We only got 2ml. We needed 6ml more.
She say she will call the Head Nurse. I was assured that Head Nurse is the absolute best in the entire ward. She WILL get the blood out.
Head Nurse is a very pleasant Filipino lady with a very kind voice. She expressed her utmost sympathy at my plight by assuring me that this sort of things do happen sometimes and that I am not a freak. After feeding me with tons of plain water, she examined all the veins on my arms and decided that the one that is VERY close to a tendon have to do. She say there is a risk that the needle might poke the tendon and if so, I will experience extreme pain. If that happens, I need to tell her ASAP. I told her I wouldn’t dream of holding back.
Tightening the velcro strap on my upper arm, she went for it. At this point, I have stopped looking away and was looking directly at the entire operation. She pushed the needle in deep as I clenched and unclenched my fist. No blood. We waited for a couple of seconds. She tried again. Madam Sensei came back in and the two of them started exploring where else could they navigate the needle. At some point, it did hit the tendon and I leapt. The mission has to be aborted.
After three punctured holes, my arms are a sodding mess. I couldn’t even unclench my fist at this point. When the nurses left the room for a minute, I finally relaxed my heroine act and let the tears go. Years of contact with needles, this is the first time I actually cried.
Head Nurse said they have to use their finest needle (called the ‘Butterfly’) to extract blood from the area at the back of my palms. This procedure can only be done by a doctor. With that, I was ushered to another room.

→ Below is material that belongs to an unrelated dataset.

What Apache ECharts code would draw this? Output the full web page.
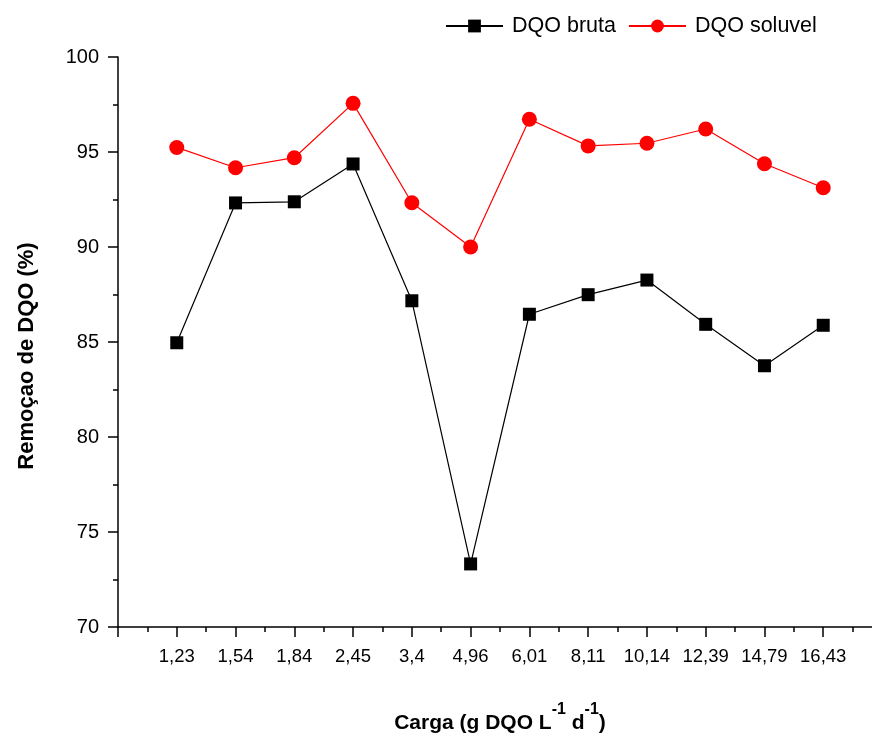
<!DOCTYPE html>
<html>
<head>
<meta charset="utf-8">
<script src="https://cdn.jsdelivr.net/npm/echarts@6/dist/echarts.min.js"></script>
<style>html,body{margin:0;padding:0;background:#fff;}#c{width:872px;height:734px;}</style>
</head>
<body>
<div id="c"></div>
<script>
const categories = ['1,23','1,54','1,84','2,45','3,4','4,96','6,01','8,11','10,14','12,39','14,79','16,43'];
const dqoBruta = [84.96, 92.32, 92.38, 94.37, 87.17, 73.32, 86.46, 87.49, 88.26, 85.93, 83.75, 85.88];
const dqoSoluvel = [95.24, 94.17, 94.70, 97.56, 92.33, 90.00, 96.72, 95.32, 95.46, 96.21, 94.38, 93.12];
const yTicks = [70, 75, 80, 85, 90, 95, 100];

const toPts = arr => arr.map((v, i) => [i + 1, v]);
const chart = echarts.init(document.getElementById('c'));
const font = 'Arial, "Liberation Sans", sans-serif';
chart.setOption({
  animation: false,
  backgroundColor: '#fff',
  grid: { left: 118, width: 764, top: 57, bottom: 107, containLabel: false, outerBoundsMode: 'none' },
  legend: {
    left: 440, top: 10, itemWidth: 57, itemHeight: 16, itemGap: 12,
    textStyle: { fontSize: 21.5, color: '#000', fontFamily: font, padding: [0, 0, 0, 4] },
    data: ['DQO bruta', 'DQO soluvel']
  },
  xAxis: {
    type: 'value', min: 0, max: categories.length + 1, interval: 1,
    axisLine: { onZero: false, lineStyle: { color: '#000', width: 1.5 } },
    axisTick: { show: true, length: 10, inside: false, lineStyle: { color: '#000', width: 1.5 } },
    minorTick: { show: true, splitNumber: 2, length: 5, lineStyle: { color: '#000', width: 1.5 } },
    splitLine: { show: false },
    axisLabel: {
      margin: 20, fontSize: 18.5, color: '#000', fontFamily: font,
      formatter: v => categories[v - 1] || ''
    },
    name: '{b|Carga (g DQO L}{s|-1}{b| d}{s|-1}{b|)}',
    nameLocation: 'middle', nameGap: 75,
    nameTextStyle: {
      rich: {
        b: { fontSize: 21, fontWeight: 'bold', fontFamily: font, color: '#000', verticalAlign: 'bottom', lineHeight: 32 },
        s: { fontSize: 16, fontWeight: 'bold', fontFamily: font, color: '#000', verticalAlign: 'top', lineHeight: 32 }
      }
    }
  },
  yAxis: {
    type: 'value', min: yTicks[0], max: yTicks[yTicks.length - 1], interval: 5,
    axisLine: { show: true, onZero: false, lineStyle: { color: '#000', width: 1.5 } },
    axisTick: { show: true, length: 10, lineStyle: { color: '#000', width: 1.5 } },
    minorTick: { show: true, splitNumber: 2, length: 5, lineStyle: { color: '#000', width: 1.5 } },
    splitLine: { show: false },
    axisLabel: { margin: 19, fontSize: 20, color: '#000', fontFamily: font },
    name: 'Remoçao de DQO (%)',
    nameLocation: 'middle', nameGap: 80, nameRotate: 90,
    nameTextStyle: { fontSize: 22, fontWeight: 'bold', color: '#000', fontFamily: font, padding: [0, 28, 0, 0] }
  },
  series: [
    {
      name: 'DQO bruta', type: 'line', data: toPts(dqoBruta),
      symbol: 'rect', symbolSize: 13,
      itemStyle: { color: '#000' },
      lineStyle: { color: '#000', width: 1.2 }
    },
    {
      name: 'DQO soluvel', type: 'line', data: toPts(dqoSoluvel),
      symbol: 'circle', symbolSize: 15,
      itemStyle: { color: '#ff0000' },
      lineStyle: { color: '#ff0000', width: 1.2 }
    }
  ]
});
</script>
</body>
</html>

Dr. Benjamin is a very serious man. He examined my swollen arms with a straight poker face which made me very uneasy indeed. He shook his head and look at my fists. He decided on the left hand and asked me to grab the end of his table, palm down. He pull out a big-ass syringe…
“Doctor, the Head Nurse say that you will be using a butterfly needle instead because the veins here are smaller?’ I asked nervously
“If I use anything smaller, I wouldn’t get the blood,” he replied stoically. “By the way, extraction of blood from this area is going to be very painful because there are no muscles here, all nerves. You’ll just have to bear with it.”
Before I could protest, he stuck the needle in.
The pain, my friend, the pain – is indescribable.
Worst part is, big or small needles, it really didn’t matter: THE BLOOD IS JUST NOT COMING OUT!
“You’re too tense,” he concluded. “Come back another day.”
At the Reception, I begged Madam Sensei to try one more time before they call it a day. The thought of coming back for another morning of trauma is just too much for me. She shook her head and said that the doctor has spoken.
Needles and I, have crossed the line from acquaintances to ex-lovers……
6 comments:
omifreakinggawwd.
OUCH. major. poor thing you! i'm actually grimacing over at this virtual end of the screen.
#)($*)#*%. how's the bruising man? pack on the ice.
I disagree, I think you do like pain.
I'll take you to Balestier for bah ku teh ok? You need to pump in the good stuff!
*pat pat* Pok Pok
Ask the doctor to puncture an artery instead. These arteries are far more reliable than veins. The pain, however, is alas not diminished.
The most painful read of my life. - D W
Thanks for the sympathy votes, guys! :) I just found some visuals for added effect! hahah!
Yeah Anon, maybe I like the pain. But to be honest, it wasn't that painful physically - it's just the trauma of 4 different people trying to draw blood from me - unsucessfully.